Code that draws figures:
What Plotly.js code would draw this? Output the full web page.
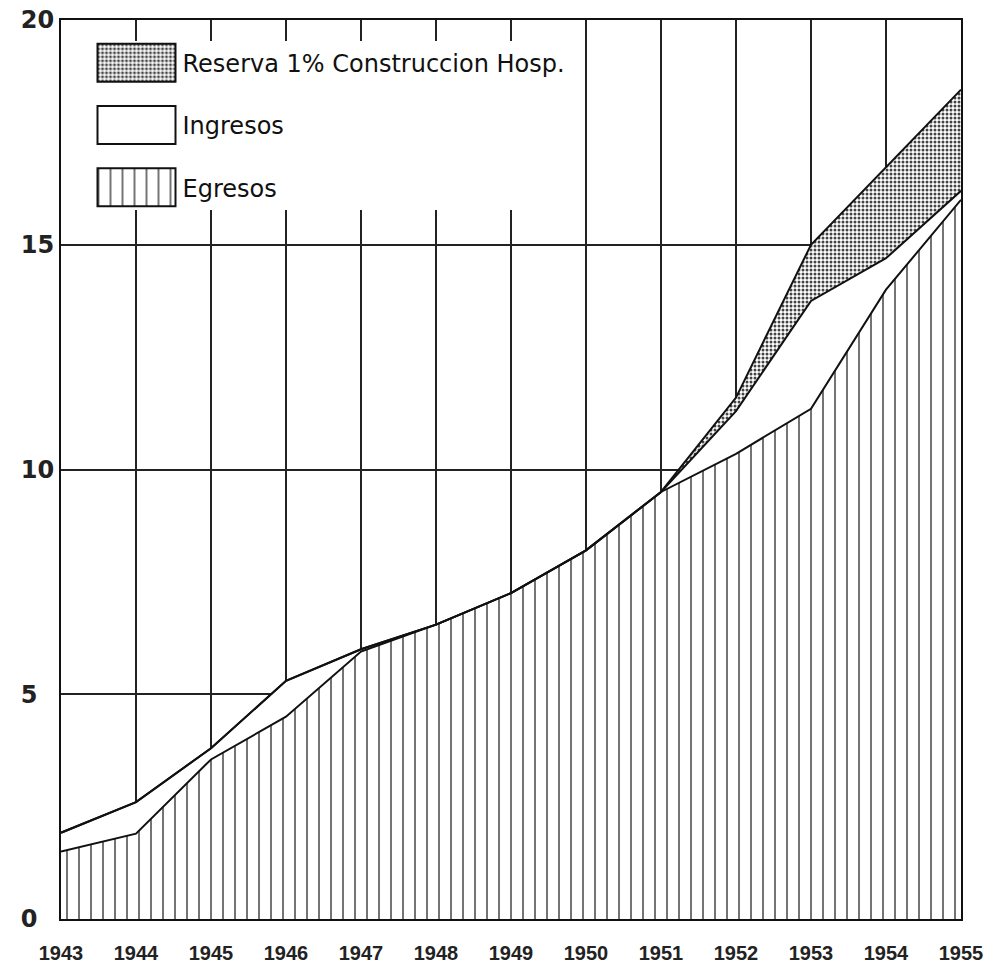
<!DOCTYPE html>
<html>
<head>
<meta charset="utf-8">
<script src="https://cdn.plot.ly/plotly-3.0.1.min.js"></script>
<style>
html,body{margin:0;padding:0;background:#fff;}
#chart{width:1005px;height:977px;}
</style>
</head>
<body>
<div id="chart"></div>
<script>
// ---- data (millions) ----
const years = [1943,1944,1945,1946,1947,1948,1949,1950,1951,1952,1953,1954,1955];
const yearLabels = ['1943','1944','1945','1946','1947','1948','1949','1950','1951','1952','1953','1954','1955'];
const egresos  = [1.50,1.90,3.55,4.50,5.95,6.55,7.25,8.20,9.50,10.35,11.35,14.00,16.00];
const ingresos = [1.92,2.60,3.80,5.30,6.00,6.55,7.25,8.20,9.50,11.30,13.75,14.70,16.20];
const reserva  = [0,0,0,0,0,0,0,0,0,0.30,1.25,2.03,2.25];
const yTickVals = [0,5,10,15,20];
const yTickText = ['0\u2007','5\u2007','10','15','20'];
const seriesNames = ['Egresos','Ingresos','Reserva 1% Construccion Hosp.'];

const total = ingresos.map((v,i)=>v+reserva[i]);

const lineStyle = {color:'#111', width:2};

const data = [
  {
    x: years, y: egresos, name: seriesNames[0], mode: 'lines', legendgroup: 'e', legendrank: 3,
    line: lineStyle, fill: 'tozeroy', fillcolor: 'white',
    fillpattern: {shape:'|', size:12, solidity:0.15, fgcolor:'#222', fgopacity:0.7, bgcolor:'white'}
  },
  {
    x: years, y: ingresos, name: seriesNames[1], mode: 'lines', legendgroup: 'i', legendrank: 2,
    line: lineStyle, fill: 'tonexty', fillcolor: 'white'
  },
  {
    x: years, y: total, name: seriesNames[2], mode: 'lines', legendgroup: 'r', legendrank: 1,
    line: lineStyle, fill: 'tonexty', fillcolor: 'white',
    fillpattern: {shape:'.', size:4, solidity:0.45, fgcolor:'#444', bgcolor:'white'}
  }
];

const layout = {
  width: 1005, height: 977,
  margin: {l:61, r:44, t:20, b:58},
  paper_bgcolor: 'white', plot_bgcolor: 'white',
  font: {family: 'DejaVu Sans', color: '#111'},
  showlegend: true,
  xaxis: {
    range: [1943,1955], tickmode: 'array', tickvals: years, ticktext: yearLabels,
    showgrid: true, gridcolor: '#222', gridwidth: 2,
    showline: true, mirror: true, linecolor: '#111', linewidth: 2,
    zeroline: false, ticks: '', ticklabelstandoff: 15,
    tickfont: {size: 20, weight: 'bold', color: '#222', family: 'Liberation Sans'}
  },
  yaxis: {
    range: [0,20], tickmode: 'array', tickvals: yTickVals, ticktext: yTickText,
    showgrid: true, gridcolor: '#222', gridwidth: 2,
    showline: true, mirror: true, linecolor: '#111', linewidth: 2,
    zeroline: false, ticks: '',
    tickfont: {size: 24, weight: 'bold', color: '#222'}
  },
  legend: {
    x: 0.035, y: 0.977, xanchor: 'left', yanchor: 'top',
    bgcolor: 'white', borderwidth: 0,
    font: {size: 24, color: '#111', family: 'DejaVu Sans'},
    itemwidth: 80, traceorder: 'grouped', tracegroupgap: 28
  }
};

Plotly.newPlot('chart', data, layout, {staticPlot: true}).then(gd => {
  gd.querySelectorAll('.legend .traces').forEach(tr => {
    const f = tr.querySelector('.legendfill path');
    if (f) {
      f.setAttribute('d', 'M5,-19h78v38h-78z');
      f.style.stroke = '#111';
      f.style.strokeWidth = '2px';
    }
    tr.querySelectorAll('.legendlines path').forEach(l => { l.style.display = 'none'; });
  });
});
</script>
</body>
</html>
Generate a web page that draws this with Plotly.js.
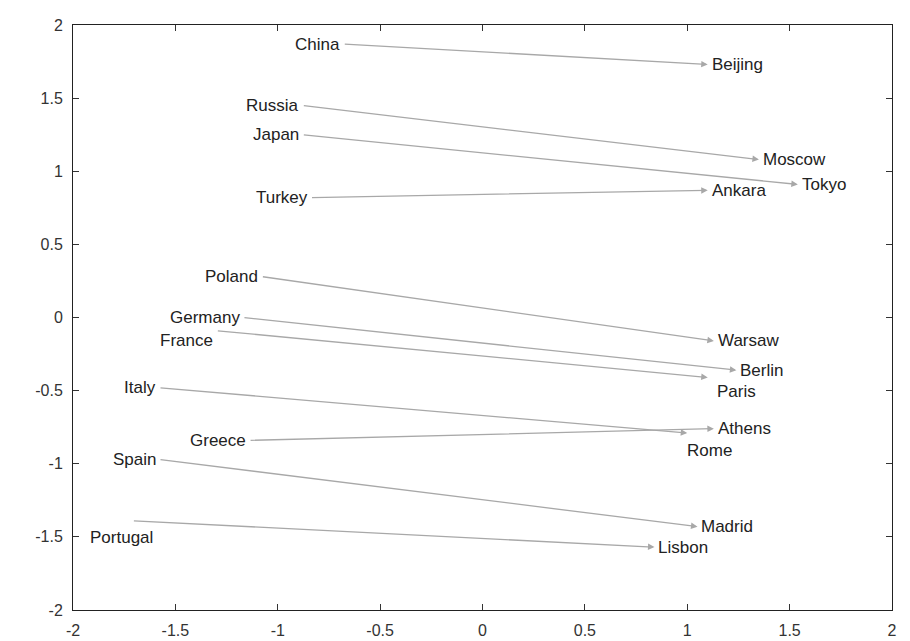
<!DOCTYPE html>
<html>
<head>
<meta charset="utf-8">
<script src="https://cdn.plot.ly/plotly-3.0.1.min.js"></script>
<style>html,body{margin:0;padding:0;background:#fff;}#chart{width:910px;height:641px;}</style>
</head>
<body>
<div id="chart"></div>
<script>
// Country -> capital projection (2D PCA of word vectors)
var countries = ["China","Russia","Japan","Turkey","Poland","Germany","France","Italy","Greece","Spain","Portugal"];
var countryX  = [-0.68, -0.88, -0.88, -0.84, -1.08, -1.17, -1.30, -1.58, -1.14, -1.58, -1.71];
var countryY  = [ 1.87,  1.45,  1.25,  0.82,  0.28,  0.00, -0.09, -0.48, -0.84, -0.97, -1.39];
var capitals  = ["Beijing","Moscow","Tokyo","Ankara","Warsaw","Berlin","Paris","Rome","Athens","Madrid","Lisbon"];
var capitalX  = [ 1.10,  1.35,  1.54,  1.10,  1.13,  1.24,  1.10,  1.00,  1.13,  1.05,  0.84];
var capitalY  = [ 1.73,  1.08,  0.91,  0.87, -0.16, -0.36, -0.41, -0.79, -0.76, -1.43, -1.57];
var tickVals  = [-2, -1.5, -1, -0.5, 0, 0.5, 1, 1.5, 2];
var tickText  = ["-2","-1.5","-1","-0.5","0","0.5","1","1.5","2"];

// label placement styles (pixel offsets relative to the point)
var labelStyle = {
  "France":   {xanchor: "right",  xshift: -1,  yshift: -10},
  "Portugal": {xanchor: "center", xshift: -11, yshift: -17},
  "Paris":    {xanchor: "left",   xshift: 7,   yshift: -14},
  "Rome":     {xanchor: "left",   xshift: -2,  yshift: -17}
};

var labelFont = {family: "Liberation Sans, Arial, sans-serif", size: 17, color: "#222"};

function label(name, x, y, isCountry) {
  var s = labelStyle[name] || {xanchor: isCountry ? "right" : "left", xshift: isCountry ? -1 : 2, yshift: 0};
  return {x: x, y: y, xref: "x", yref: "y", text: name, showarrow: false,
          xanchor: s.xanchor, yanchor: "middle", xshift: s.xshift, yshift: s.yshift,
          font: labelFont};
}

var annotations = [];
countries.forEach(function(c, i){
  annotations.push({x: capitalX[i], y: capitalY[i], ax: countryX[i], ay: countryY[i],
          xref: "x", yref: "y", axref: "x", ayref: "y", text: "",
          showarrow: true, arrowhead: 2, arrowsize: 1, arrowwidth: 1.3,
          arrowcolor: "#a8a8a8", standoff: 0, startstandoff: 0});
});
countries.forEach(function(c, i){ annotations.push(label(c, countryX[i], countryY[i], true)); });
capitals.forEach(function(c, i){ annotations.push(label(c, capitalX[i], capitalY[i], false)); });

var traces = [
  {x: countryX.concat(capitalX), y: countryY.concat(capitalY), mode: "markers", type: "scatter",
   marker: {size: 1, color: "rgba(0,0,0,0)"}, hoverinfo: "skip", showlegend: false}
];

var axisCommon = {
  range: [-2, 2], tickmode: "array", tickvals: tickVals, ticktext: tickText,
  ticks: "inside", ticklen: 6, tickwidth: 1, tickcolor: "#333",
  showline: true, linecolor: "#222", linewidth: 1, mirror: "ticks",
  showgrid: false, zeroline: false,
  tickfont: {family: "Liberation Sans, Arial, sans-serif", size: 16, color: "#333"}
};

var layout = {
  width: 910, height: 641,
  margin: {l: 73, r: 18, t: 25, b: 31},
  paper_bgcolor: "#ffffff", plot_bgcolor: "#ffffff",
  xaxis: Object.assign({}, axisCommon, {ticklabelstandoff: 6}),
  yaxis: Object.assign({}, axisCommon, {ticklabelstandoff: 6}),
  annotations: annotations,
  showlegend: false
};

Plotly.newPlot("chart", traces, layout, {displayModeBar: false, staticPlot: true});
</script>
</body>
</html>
...
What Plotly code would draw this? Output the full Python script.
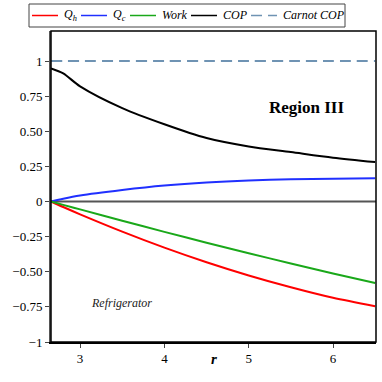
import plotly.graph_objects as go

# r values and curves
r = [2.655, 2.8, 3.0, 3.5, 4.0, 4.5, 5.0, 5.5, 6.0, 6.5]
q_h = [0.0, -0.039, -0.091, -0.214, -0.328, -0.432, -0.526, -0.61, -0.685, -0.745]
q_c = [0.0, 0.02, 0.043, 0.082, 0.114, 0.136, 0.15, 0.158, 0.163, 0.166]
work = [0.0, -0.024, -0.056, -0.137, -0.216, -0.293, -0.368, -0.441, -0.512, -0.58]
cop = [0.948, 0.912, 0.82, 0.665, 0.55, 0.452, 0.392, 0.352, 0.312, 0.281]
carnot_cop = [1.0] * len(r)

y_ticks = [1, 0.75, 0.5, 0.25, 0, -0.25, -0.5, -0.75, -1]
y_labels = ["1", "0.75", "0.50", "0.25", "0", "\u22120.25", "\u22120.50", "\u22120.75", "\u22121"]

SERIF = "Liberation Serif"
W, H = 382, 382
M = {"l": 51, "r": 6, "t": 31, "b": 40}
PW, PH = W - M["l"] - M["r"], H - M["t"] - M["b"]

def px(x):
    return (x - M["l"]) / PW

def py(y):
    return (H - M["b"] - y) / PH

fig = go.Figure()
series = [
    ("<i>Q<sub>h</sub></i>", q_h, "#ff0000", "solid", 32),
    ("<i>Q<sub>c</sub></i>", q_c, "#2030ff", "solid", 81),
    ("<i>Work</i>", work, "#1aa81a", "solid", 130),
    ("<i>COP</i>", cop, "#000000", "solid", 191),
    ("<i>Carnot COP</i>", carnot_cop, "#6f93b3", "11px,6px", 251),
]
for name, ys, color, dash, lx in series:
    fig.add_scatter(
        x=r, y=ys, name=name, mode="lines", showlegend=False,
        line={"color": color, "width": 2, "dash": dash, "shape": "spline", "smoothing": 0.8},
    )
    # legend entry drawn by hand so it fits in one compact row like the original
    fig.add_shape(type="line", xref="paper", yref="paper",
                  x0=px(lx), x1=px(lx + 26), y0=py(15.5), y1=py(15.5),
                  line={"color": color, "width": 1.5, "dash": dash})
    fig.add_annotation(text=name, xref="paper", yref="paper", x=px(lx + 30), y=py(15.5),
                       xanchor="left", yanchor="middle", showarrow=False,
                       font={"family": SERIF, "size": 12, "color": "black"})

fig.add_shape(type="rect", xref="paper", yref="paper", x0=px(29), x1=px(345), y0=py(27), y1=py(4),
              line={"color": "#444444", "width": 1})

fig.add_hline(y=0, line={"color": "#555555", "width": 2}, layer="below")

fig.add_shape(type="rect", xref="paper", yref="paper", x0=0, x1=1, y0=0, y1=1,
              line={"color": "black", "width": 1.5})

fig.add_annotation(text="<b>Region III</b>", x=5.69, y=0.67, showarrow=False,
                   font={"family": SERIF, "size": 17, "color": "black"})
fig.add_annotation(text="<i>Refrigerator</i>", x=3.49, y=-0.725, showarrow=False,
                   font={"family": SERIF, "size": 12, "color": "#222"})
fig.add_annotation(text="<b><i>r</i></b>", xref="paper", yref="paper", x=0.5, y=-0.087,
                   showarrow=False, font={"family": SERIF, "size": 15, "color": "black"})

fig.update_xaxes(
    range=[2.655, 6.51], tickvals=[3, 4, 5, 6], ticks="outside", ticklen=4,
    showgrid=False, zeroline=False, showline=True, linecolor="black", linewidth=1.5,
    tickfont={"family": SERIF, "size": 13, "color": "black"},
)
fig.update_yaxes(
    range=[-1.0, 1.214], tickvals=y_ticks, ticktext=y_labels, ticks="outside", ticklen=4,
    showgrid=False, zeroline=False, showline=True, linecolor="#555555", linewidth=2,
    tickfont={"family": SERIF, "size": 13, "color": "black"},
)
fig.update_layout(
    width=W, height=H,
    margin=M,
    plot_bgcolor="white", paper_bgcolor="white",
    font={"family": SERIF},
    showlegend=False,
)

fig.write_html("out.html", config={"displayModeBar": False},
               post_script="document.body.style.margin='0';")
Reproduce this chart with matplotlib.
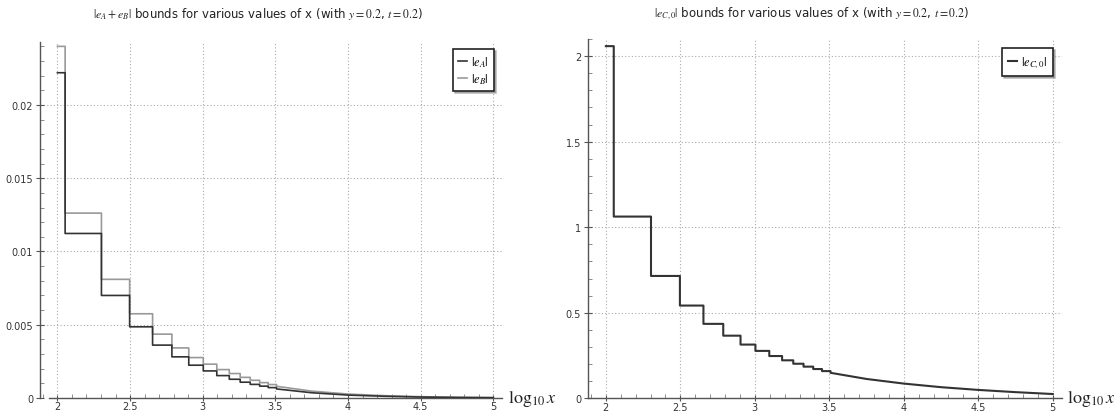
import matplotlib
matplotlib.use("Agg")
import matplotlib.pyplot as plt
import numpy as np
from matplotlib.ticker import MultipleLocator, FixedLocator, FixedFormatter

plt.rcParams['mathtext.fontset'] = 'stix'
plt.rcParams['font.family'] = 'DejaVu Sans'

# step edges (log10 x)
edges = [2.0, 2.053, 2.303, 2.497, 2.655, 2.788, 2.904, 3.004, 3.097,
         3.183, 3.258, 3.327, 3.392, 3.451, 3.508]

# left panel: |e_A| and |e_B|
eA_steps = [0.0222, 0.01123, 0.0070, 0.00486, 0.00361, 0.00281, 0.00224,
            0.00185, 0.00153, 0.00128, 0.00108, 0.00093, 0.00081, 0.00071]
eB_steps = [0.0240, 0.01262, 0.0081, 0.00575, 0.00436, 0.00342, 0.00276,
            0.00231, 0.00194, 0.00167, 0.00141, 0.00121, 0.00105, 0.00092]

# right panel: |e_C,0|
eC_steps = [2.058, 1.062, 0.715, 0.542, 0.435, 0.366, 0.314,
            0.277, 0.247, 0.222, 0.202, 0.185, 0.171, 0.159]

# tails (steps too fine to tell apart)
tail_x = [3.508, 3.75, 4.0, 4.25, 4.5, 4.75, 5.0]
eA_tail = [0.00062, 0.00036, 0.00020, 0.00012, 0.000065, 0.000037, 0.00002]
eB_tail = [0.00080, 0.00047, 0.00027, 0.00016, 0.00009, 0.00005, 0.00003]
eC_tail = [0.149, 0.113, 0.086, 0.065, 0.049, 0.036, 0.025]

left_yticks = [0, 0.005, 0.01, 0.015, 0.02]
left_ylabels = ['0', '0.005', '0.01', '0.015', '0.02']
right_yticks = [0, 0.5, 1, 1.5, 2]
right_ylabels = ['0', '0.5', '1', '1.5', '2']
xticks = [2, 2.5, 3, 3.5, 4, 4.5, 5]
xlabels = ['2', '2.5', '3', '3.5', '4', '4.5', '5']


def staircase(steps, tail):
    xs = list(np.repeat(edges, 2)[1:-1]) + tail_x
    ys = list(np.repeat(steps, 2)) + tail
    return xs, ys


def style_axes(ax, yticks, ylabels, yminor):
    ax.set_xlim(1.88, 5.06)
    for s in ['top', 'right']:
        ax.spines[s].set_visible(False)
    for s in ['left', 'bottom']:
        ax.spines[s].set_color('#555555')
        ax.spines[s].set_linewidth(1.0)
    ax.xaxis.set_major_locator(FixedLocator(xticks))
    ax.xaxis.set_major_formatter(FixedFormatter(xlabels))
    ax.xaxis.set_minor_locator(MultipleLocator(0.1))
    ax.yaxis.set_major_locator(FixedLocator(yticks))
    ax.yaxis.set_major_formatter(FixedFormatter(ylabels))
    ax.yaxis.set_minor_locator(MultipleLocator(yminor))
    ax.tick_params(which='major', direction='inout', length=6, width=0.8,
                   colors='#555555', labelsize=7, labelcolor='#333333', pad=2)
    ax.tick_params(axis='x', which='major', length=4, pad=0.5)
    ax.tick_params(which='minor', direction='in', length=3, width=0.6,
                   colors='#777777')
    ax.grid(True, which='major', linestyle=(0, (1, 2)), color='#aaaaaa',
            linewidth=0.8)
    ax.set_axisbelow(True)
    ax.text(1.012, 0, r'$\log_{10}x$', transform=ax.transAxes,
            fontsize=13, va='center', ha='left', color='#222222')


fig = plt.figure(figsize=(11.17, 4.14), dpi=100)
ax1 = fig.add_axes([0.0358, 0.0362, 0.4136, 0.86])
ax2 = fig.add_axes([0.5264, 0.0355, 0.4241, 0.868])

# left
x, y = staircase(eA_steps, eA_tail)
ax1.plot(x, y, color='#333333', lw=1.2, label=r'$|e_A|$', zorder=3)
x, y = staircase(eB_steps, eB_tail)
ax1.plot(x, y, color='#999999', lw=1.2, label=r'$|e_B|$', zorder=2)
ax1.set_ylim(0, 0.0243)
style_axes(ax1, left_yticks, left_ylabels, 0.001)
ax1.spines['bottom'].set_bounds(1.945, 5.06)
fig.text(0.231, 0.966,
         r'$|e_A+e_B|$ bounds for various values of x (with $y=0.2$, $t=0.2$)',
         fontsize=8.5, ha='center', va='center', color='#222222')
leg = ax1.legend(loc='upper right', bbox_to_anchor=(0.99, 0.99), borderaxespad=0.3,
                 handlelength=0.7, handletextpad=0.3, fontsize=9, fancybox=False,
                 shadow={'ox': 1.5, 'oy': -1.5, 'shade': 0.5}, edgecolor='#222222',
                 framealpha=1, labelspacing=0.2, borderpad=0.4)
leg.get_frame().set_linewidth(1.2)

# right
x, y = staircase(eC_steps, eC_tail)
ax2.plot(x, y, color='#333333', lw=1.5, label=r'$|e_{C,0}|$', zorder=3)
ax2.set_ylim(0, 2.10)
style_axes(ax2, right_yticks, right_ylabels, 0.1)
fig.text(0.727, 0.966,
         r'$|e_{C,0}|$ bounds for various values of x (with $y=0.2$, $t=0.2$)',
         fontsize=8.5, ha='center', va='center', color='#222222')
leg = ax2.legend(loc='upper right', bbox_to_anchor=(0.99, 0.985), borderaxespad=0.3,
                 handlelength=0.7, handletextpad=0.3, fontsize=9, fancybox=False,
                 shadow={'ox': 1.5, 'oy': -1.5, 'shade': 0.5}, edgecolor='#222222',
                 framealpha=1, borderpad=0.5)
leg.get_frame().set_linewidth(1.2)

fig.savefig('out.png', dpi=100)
--
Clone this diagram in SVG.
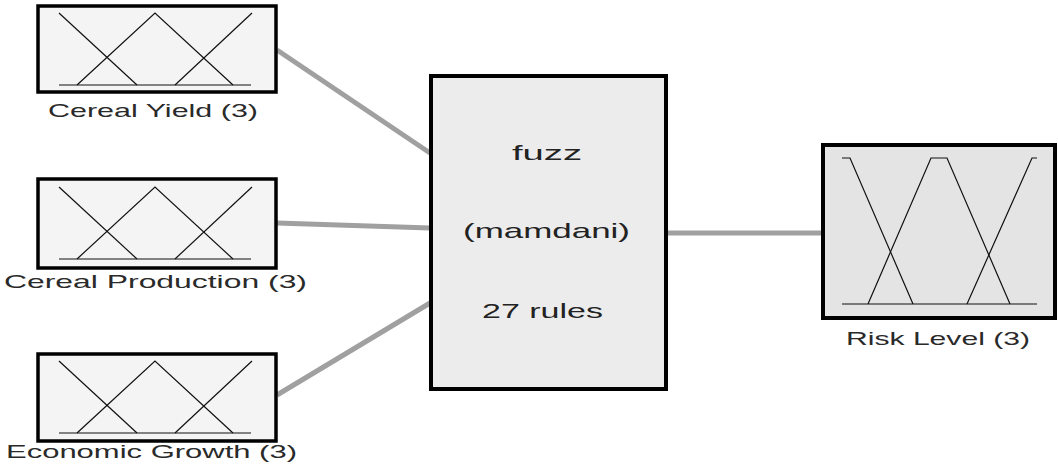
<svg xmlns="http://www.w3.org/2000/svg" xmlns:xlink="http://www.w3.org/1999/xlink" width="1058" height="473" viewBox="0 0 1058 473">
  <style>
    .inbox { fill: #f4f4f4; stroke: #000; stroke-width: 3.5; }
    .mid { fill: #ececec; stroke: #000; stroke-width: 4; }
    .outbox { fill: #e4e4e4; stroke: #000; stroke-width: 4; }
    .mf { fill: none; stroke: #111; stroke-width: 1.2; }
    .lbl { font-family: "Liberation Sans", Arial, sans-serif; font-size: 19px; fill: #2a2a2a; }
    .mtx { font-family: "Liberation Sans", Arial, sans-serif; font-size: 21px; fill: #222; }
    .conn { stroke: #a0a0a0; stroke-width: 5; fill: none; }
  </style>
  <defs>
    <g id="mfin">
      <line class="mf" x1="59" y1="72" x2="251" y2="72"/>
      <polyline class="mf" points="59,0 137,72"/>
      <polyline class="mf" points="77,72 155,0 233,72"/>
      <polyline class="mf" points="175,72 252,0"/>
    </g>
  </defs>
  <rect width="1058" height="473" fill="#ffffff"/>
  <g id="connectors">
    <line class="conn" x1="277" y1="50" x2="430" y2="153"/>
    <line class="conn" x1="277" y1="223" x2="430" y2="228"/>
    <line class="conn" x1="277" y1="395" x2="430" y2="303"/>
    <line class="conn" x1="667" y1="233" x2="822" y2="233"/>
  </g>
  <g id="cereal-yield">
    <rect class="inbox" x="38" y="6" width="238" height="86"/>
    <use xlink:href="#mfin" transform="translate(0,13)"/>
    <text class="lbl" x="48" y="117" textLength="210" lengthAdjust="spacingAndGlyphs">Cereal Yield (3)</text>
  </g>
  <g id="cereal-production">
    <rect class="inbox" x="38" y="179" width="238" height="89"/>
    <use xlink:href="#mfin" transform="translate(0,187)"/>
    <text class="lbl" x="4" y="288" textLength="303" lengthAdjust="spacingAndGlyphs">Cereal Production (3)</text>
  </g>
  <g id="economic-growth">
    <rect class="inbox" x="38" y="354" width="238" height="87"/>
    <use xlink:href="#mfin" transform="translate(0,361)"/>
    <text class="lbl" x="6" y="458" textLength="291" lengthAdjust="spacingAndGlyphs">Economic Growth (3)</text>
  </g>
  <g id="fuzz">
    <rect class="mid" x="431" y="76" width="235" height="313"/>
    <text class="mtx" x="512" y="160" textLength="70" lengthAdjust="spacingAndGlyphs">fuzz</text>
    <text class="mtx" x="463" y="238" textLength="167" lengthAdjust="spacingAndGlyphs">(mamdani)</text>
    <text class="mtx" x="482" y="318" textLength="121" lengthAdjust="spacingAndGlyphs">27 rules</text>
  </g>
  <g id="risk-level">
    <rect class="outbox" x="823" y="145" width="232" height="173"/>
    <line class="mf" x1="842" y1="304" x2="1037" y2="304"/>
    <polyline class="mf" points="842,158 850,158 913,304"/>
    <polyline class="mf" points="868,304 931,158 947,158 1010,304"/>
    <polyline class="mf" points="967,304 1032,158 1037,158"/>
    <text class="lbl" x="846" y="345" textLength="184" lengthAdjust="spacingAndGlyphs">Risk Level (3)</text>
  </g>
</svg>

* **Given request**
Pull out all lines in the data above that include "this".

* **Full response**
What Plotly.js code would draw this? Output the full web page.
Generate a web page that draws this with Plotly.js.
What Plotly code would draw this? Output the full Python script.
Reproduce this chart with matplotlib.
Clone this diagram in SVG.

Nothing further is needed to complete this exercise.